Last month’s announcement that property in Shillong that had once belonged to the erstwhile royal family of Manipur was being returned to that state’s government has raised eyebrows, not for any averseness in handing it back per se but for the cost to the Meghalaya exchequer.
The ‘Manipur Rajbari’, known as Redlands, is located in the Laitumkhrah area of the state capital, a place known for eyewatering property prices. To get back this 1.93 acre site, the government of Manipur has agreed to pay just over Rs 91 lakh to its Meghalaya counterpart in the form of ‘premium and land revenue’.
The property has been mired in legal battles for decades prior. A son of the former Maharaja of Manipur had connived to sell off the property from under the residents’ feet in 1980. Those living there, also Manipur royal family members, fought against the sale but, somewhere along the line, the Meghalaya government came into (contested) possession of the land, with its sprawling, if now rundown, heritage structures.
No one from the Meghalaya government has been willing to comment on the measly amount charged to Manipur and why such an act of generosity should be extended to the neighbouring state for a property worth at least, under the present economic circumstances, 17 to 18 times more than Rs 91 lakh.

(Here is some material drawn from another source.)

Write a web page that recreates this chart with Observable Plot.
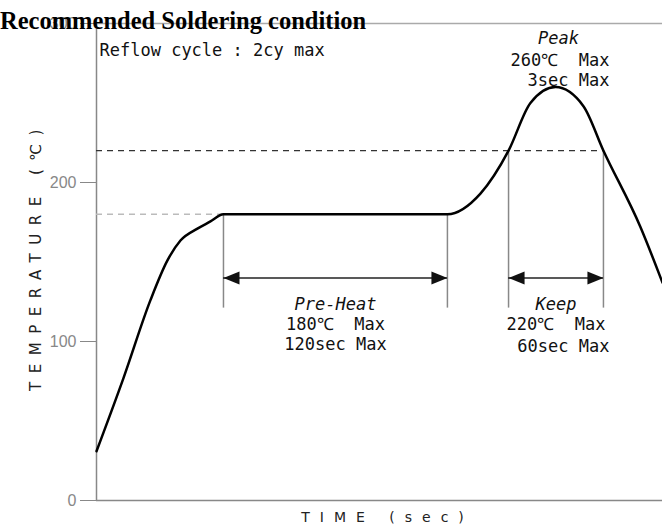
<!DOCTYPE html>
<html>
<head>
<meta charset="utf-8">
<script src="https://cdn.jsdelivr.net/npm/d3@7"></script>
<script src="https://cdn.jsdelivr.net/npm/@observablehq/plot@0.6"></script>
<style>
  html, body { margin: 0; padding: 0; background: #fff; }
  #wrap { position: relative; width: 662px; height: 524px; }
  #title { position: absolute; left: 0; top: 9px; font-family: "Liberation Serif", serif; font-weight: bold; font-size: 24.5px; line-height: 1; color: #000; white-space: nowrap; }
</style>
</head>
<body>
<div id="wrap">
  <div id="chart"></div>
  <div id="title">Recommended Soldering condition</div>
</div>
<script>
// Reflow profile (time in schematic units, temperature in °C)
const timeSec = [0, 14.3, 28.6, 37.6, 44.5, 53.5, 60.4, 67.3, 186, 203.5, 218.4, 230, 243.3, 258.1, 268.7, 288.3, 300];
const tempC   = [31, 77, 126, 151, 163.5, 171, 175.5, 180, 180, 193, 220, 250, 260, 248, 220, 172, 137];

// Zones
const zoneNames  = ["Pre-Heat", "Keep"];
const zoneStart  = [67.3, 218.4];
const zoneEnd    = [186, 268.7];
const zoneTemp   = [180, 220];
const zoneLine1  = ["180℃\u00a0\u00a0Max", "220℃\u00a0\u00a0Max"];
const zoneLine2  = ["120sec Max", "60sec Max"];

// Peak
const peakTime = 243.3;
const peakTemp = 260;
const peakLine1 = "260℃\u00a0\u00a0Max";
const peakLine2 = "3sec Max";

const yTicks = [0, 100, 200, 300];
const arrowLevel = 140;
const guideBottom = 121;

const profile = timeSec.map((t, i) => ({t, v: tempC[i]}));
const zones = zoneNames.map((name, i) => ({name, s: zoneStart[i], e: zoneEnd[i], v: zoneTemp[i], l1: zoneLine1[i], l2: zoneLine2[i], mid: (zoneStart[i] + zoneEnd[i]) / 2}));
const bounds = zones.flatMap(z => [{t: z.s, v: z.v}, {t: z.e, v: z.v}]);

const leftHead = {draw(ctx) { ctx.moveTo(0, 0); ctx.lineTo(16, -6.5); ctx.lineTo(16, 6.5); ctx.closePath(); }};
const rightHead = {draw(ctx) { ctx.moveTo(0, 0); ctx.lineTo(-16, -6.5); ctx.lineTo(-16, 6.5); ctx.closePath(); }};

const mono = "DejaVu Sans Mono";
const fs = 17;

const chart = Plot.plot({
  width: 662,
  height: 524,
  marginTop: 23,
  marginBottom: 24,
  marginLeft: 96,
  marginRight: 0,
  x: {domain: [0, 300], axis: null},
  y: {domain: [0, 300], ticks: yTicks, tickSize: 16, tickPadding: 4, label: null},
  style: {fontFamily: "Liberation Sans", fontSize: "16px", color: "#888", background: "white", overflow: "visible"},
  marks: [
    Plot.ruleY([300], {stroke: "#aaa", strokeWidth: 1.5}),
    Plot.ruleX([0], {stroke: "#888", strokeWidth: 1.5}),
    Plot.ruleY([0], {stroke: "#888", strokeWidth: 1.5}),
    // reference lines
    Plot.ruleY([zoneTemp[0]], {x1: 0, x2: zoneStart[0], stroke: "#bbb", strokeWidth: 1.5, strokeDasharray: "6,5"}),
    Plot.ruleY([zoneTemp[1]], {x1: 0, x2: zoneEnd[1], stroke: "#333", strokeWidth: 1.2, strokeDasharray: "6,5"}),
    // zone guides
    Plot.ruleX(bounds, {x: "t", y1: guideBottom, y2: "v", stroke: "#888", strokeWidth: 1.5}),
    // arrows
    Plot.ruleY(zones, {y: arrowLevel, x1: d => d.s, x2: d => d.e, stroke: "#222", strokeWidth: 1.5}),
    Plot.dot(zones, {x: "s", y: arrowLevel, symbol: leftHead, fill: "#111", stroke: "none"}),
    Plot.dot(zones, {x: "e", y: arrowLevel, symbol: rightHead, fill: "#111", stroke: "none"}),
    // profile curve
    Plot.line(profile, {x: "t", y: "v", curve: "monotone-x", stroke: "#000", strokeWidth: 2.5}),
    // zone labels
    Plot.text(zones, {x: "mid", y: arrowLevel, text: "name", dy: 27, fontFamily: mono, fontSize: fs, fontStyle: "italic", fill: "#111", textAnchor: "middle"}),
    Plot.text(zones, {x: "mid", y: arrowLevel, text: "l1", dy: 47, fontFamily: mono, fontSize: fs, fill: "#111", textAnchor: "middle"}),
    Plot.text(zones.slice(0, 1), {x: "mid", y: arrowLevel, text: "l2", dy: 67, fontFamily: mono, fontSize: fs, fill: "#111", textAnchor: "middle"}),
    Plot.text(zones.slice(1), {x: "e", y: arrowLevel, text: "l2", dx: 6, dy: 69, fontFamily: mono, fontSize: fs, fill: "#111", textAnchor: "end"}),
    // peak labels
    Plot.text(["Peak"], {x: peakTime, y: peakTemp, text: d => d, dx: 3, dy: -49, fontFamily: mono, fontSize: fs, fontStyle: "italic", fill: "#111", textAnchor: "middle"}),
    Plot.text([peakLine1], {x: zoneEnd[1], y: peakTemp, text: d => d, dx: 6, dy: -27, fontFamily: mono, fontSize: fs, fill: "#111", textAnchor: "end"}),
    Plot.text([peakLine2], {x: zoneEnd[1], y: peakTemp, text: d => d, dx: 6, dy: -7, fontFamily: mono, fontSize: fs, fill: "#111", textAnchor: "end"}),
    // cycle note
    Plot.text(["Reflow cycle : 2cy max"], {frameAnchor: "top-left", text: d => d, dx: 3, dy: 20, lineAnchor: "top", fontFamily: mono, fontSize: fs, fill: "#111"}),
    // axis titles
    Plot.text(["TEMPERATURE (℃)"], {frameAnchor: "left", text: d => d, rotate: -90, dx: -60, dy: -6, textAnchor: "middle", lineAnchor: "middle", fontFamily: "DejaVu Sans", fontSize: 15, fill: "#222"}),
    Plot.text(["TIME (sec)"], {frameAnchor: "bottom", text: d => d, dx: 8, dy: 17, textAnchor: "middle", lineAnchor: "middle", fontFamily: "DejaVu Sans", fontSize: 14, fill: "#222"})
  ]
});

d3.select(chart).selectAll("text").each(function() {
  const s = this.textContent;
  if (s === "TEMPERATURE (℃)") this.setAttribute("letter-spacing", "8.5");
  if (s === "TIME (sec)") this.setAttribute("letter-spacing", "10");
});
document.getElementById("chart").appendChild(chart);
</script>
</body>
</html>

Another interesting point to note is the difference in the size of the land, which seems to have expanded in course of time. While the area is mentioned as 1.93 acres in the formal handover, old records of the estate state its size at 1.88 acres; a mysterious increase of 2,182.8 square feet.
A property of this value, grandeur, locale, and expanse in the heart of Colonial Shillong remains the envy of all, and such a magnanimous act of the Meghalaya Democratic Alliance government deserves note.